The Office of Climate Change and Health Equity is a newly launched office under the Department of Health and Human Services that will report directly to HHS Secretary Xavier Becerra and the assistant secretary for health as part of President Joe Biden’s efforts to utilize the federal government to address the environmental effects of adverse weather change, the Wall Street Journal reports.

“Its mission is to protect the health of people experiencing a disproportionate share of climate impacts and health inequities from wildfires to drought, to hurricanes to floods,” Becerra said at a news briefing.

HHS officials said that the new office will spearhead initiatives that range across many aspects of healthcare, adding that the new services will offer protections for the most at-risk populations, such as the elderly, minorities, rural communities, and children.

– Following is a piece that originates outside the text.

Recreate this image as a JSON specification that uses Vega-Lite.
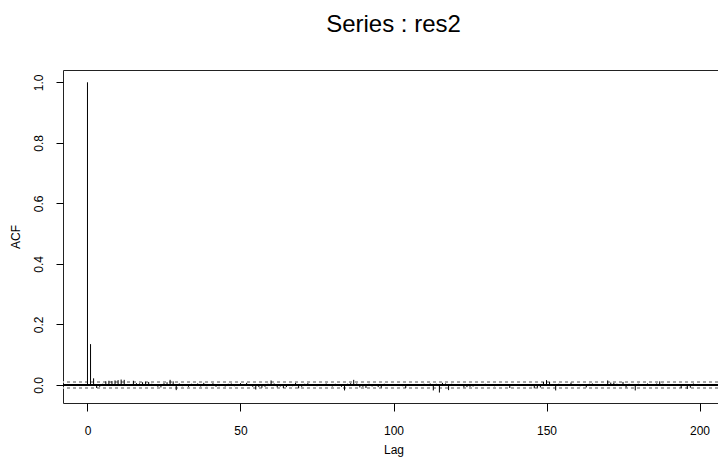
{
  "$schema": "https://vega.github.io/schema/vega-lite/v6.json",
  "autosize": {"type": "none"},
  "width": 661,
  "height": 333,
  "padding": {"left": 63, "top": 70, "right": 0, "bottom": 59},
  "background": "white",
  "title": {"text": "Series : res2", "font": "Liberation Sans", "fontSize": 24, "fontWeight": "normal", "color": "black", "offset": 33, "anchor": "middle"},
  "config": {
    "view": {"stroke": "#222", "strokeWidth": 1},
    "axis": {"grid": false, "domain": false, "tickColor": "black", "labelColor": "black", "titleColor": "black", "labelFont": "Liberation Sans", "titleFont": "Liberation Sans", "labelFontSize": 12, "titleFontSize": 12, "titleFontWeight": "normal"}
  },
  "data": {"values": [
    {"lag":0,"acf":1.0},{"lag":1,"acf":0.135},{"lag":2,"acf":0.022},{"lag":3,"acf":-0.010},{"lag":4,"acf":-0.006},
    {"lag":5,"acf":0.004},{"lag":6,"acf":0.012},{"lag":7,"acf":0.014},{"lag":8,"acf":0.013},{"lag":9,"acf":0.015},
    {"lag":10,"acf":0.016},{"lag":11,"acf":0.018},{"lag":12,"acf":0.017},{"lag":13,"acf":0.003},{"lag":14,"acf":-0.002},
    {"lag":15,"acf":0.014},{"lag":16,"acf":0.006},{"lag":17,"acf":0.005},{"lag":18,"acf":0.009},{"lag":19,"acf":0.011},
    {"lag":20,"acf":0.010},{"lag":21,"acf":0.004},{"lag":22,"acf":0.003},{"lag":23,"acf":-0.006},{"lag":24,"acf":-0.008},
    {"lag":25,"acf":0.006},{"lag":26,"acf":0.009},{"lag":27,"acf":0.017},{"lag":28,"acf":0.012},{"lag":29,"acf":-0.017},
    {"lag":30,"acf":0.005},{"lag":31,"acf":-0.004},{"lag":32,"acf":0.003},{"lag":33,"acf":-0.006},{"lag":34,"acf":0.004},
    {"lag":35,"acf":-0.003},{"lag":36,"acf":0.005},{"lag":37,"acf":-0.005},{"lag":38,"acf":0.007},{"lag":39,"acf":-0.004},
    {"lag":40,"acf":-0.003},{"lag":41,"acf":0.006},{"lag":42,"acf":-0.006},{"lag":43,"acf":-0.004},{"lag":44,"acf":0.003},
    {"lag":45,"acf":-0.005},{"lag":46,"acf":0.004},{"lag":47,"acf":0.005},{"lag":48,"acf":-0.004},{"lag":49,"acf":0.002},
    {"lag":50,"acf":0.006},{"lag":51,"acf":-0.003},{"lag":52,"acf":0.007},{"lag":53,"acf":0.002},{"lag":54,"acf":-0.006},
    {"lag":55,"acf":-0.015},{"lag":56,"acf":-0.007},{"lag":57,"acf":-0.009},{"lag":58,"acf":-0.006},{"lag":59,"acf":0.004},
    {"lag":60,"acf":0.015},{"lag":61,"acf":0.005},{"lag":62,"acf":-0.008},{"lag":63,"acf":-0.005},{"lag":64,"acf":-0.010},
    {"lag":65,"acf":-0.007},{"lag":66,"acf":0.003},{"lag":67,"acf":-0.004},{"lag":68,"acf":0.007},{"lag":69,"acf":-0.011},
    {"lag":70,"acf":-0.006},{"lag":71,"acf":0.004},{"lag":72,"acf":0.006},{"lag":73,"acf":-0.003},{"lag":74,"acf":0.002},
    {"lag":75,"acf":-0.004},{"lag":76,"acf":0.003},{"lag":77,"acf":-0.002},{"lag":78,"acf":0.005},{"lag":79,"acf":0.002},
    {"lag":80,"acf":-0.005},{"lag":81,"acf":0.004},{"lag":82,"acf":0.003},{"lag":83,"acf":-0.006},{"lag":84,"acf":-0.018},
    {"lag":85,"acf":0.004},{"lag":86,"acf":0.006},{"lag":87,"acf":0.017},{"lag":88,"acf":0.005},{"lag":89,"acf":-0.008},
    {"lag":90,"acf":-0.006},{"lag":91,"acf":-0.010},{"lag":92,"acf":0.004},{"lag":93,"acf":-0.005},{"lag":94,"acf":0.003},
    {"lag":95,"acf":-0.007},{"lag":96,"acf":-0.009},{"lag":97,"acf":0.004},{"lag":98,"acf":-0.003},{"lag":99,"acf":0.002},
    {"lag":100,"acf":-0.003},{"lag":101,"acf":0.002},{"lag":102,"acf":-0.002},{"lag":103,"acf":-0.004},{"lag":104,"acf":-0.010},
    {"lag":105,"acf":0.002},{"lag":106,"acf":-0.003},{"lag":107,"acf":0.002},{"lag":108,"acf":0.003},{"lag":109,"acf":-0.002},
    {"lag":110,"acf":0.004},{"lag":111,"acf":0.003},{"lag":112,"acf":0.005},{"lag":113,"acf":-0.018},{"lag":114,"acf":0.004},
    {"lag":115,"acf":-0.025},{"lag":116,"acf":0.007},{"lag":117,"acf":0.005},{"lag":118,"acf":-0.017},{"lag":119,"acf":0.004},
    {"lag":120,"acf":-0.003},{"lag":121,"acf":0.003},{"lag":122,"acf":-0.002},{"lag":123,"acf":-0.008},{"lag":124,"acf":-0.007},
    {"lag":125,"acf":-0.006},{"lag":126,"acf":-0.005},{"lag":127,"acf":0.002},{"lag":128,"acf":-0.003},{"lag":129,"acf":0.002},
    {"lag":130,"acf":0.004},{"lag":131,"acf":-0.003},{"lag":132,"acf":0.002},{"lag":133,"acf":-0.004},{"lag":134,"acf":0.003},
    {"lag":135,"acf":-0.002},{"lag":136,"acf":0.002},{"lag":137,"acf":-0.003},{"lag":138,"acf":-0.010},{"lag":139,"acf":0.002},
    {"lag":140,"acf":-0.002},{"lag":141,"acf":0.003},{"lag":142,"acf":-0.003},{"lag":143,"acf":0.002},{"lag":144,"acf":-0.002},
    {"lag":145,"acf":-0.004},{"lag":146,"acf":-0.011},{"lag":147,"acf":-0.009},{"lag":148,"acf":-0.008},{"lag":149,"acf":0.010},
    {"lag":150,"acf":0.016},{"lag":151,"acf":0.010},{"lag":152,"acf":-0.003},{"lag":153,"acf":-0.018},{"lag":154,"acf":0.004},
    {"lag":155,"acf":-0.003},{"lag":156,"acf":0.002},{"lag":157,"acf":-0.002},{"lag":158,"acf":0.008},{"lag":159,"acf":-0.003},
    {"lag":160,"acf":0.003},{"lag":161,"acf":-0.004},{"lag":162,"acf":-0.002},{"lag":163,"acf":-0.008},{"lag":164,"acf":0.004},
    {"lag":165,"acf":0.005},{"lag":166,"acf":-0.003},{"lag":167,"acf":0.002},{"lag":168,"acf":-0.003},{"lag":169,"acf":0.003},
    {"lag":170,"acf":0.015},{"lag":171,"acf":0.008},{"lag":172,"acf":0.007},{"lag":173,"acf":0.004},{"lag":174,"acf":-0.003},
    {"lag":175,"acf":0.010},{"lag":176,"acf":-0.008},{"lag":177,"acf":0.004},{"lag":178,"acf":-0.003},{"lag":179,"acf":-0.018},
    {"lag":180,"acf":0.004},{"lag":181,"acf":-0.003},{"lag":182,"acf":0.002},{"lag":183,"acf":0.005},{"lag":184,"acf":-0.003},
    {"lag":185,"acf":0.003},{"lag":186,"acf":0.005},{"lag":187,"acf":0.012},{"lag":188,"acf":0.004},{"lag":189,"acf":-0.003},
    {"lag":190,"acf":0.002},{"lag":191,"acf":-0.003},{"lag":192,"acf":0.003},{"lag":193,"acf":-0.002},{"lag":194,"acf":-0.010},
    {"lag":195,"acf":0.003},{"lag":196,"acf":-0.013},{"lag":197,"acf":-0.009},{"lag":198,"acf":0.005},{"lag":199,"acf":0.003},
    {"lag":200,"acf":-0.003}
  ]},
  "layer": [
    {
      "mark": {"type": "rule", "color": "#a8a8a8", "strokeWidth": 1, "strokeDash": [3, 3]},
      "encoding": {"y": {"datum": 0.009, "type": "quantitative", "scale": {"domain": [-0.0595, 1.0406], "nice": false, "zero": false}}}
    },
    {
      "mark": {"type": "rule", "color": "#a8a8a8", "strokeWidth": 1, "strokeDash": [3, 3]},
      "encoding": {"y": {"datum": -0.009, "type": "quantitative"}}
    },
    {
      "mark": {"type": "rule", "color": "black", "strokeWidth": 1},
      "encoding": {"y": {"datum": 0, "type": "quantitative"}}
    },
    {
      "mark": {"type": "rule", "color": "black", "strokeWidth": 1},
      "encoding": {
        "x": {"field": "lag", "type": "quantitative", "title": "Lag",
              "scale": {"domain": [-8, 208], "nice": false, "zero": false},
              "axis": {"values": [0, 50, 100, 150, 200], "tickSize": 8, "labelPadding": 14, "titlePadding": 8, "labelFlush": false}},
        "y": {"field": "acf", "type": "quantitative", "title": "ACF",
              "scale": {"domain": [-0.0595, 1.0406], "nice": false, "zero": false},
              "axis": {"values": [0, 0.2, 0.4, 0.6, 0.8, 1.0], "format": ".1f", "tickSize": 7, "labelAngle": -90, "labelAlign": "center", "labelBaseline": "bottom", "labelPadding": 11, "titlePadding": 10, "labelFlush": false}},
        "y2": {"datum": 0}
      }
    }
  ]
}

The newly established office could even pressure hospitals and other care facilities to cut carbon emissions.

“We will use every authority to its greatest advantage because it is time to tackle climate change now,” Becerra said.

Healthcare risks associated with climate change include deaths and injuries from extreme weather events like heat waves, storms, and floods, as well as infectious diseases from food or water.

“These risks are unevenly distributed and both create new inequities and exacerbate those that already exist,” according to a December 2020 report in the Journal of Health Affairs.

One of the first tasks is to take into account greenhouse gas emissions from various segments of the broad healthcare sector, but the office does not yet have any specific goals for the reduction in emissions that will come from healthcare facilities.

However, hospitals are wary that the initiative will force new regulations when healthcare facilities are already struggling with rising costs in the fight against the coronavirus pandemic.

“Hospitals and health systems already are undertaking efforts to improve environmental sustainability, although, understandably, their primary focus since January 2020 has been on responding to the public health emergency caused by Covid-19,” Michelle Hood, executive vice president and chief operating officer at the American Hospital Association, told the WSJ.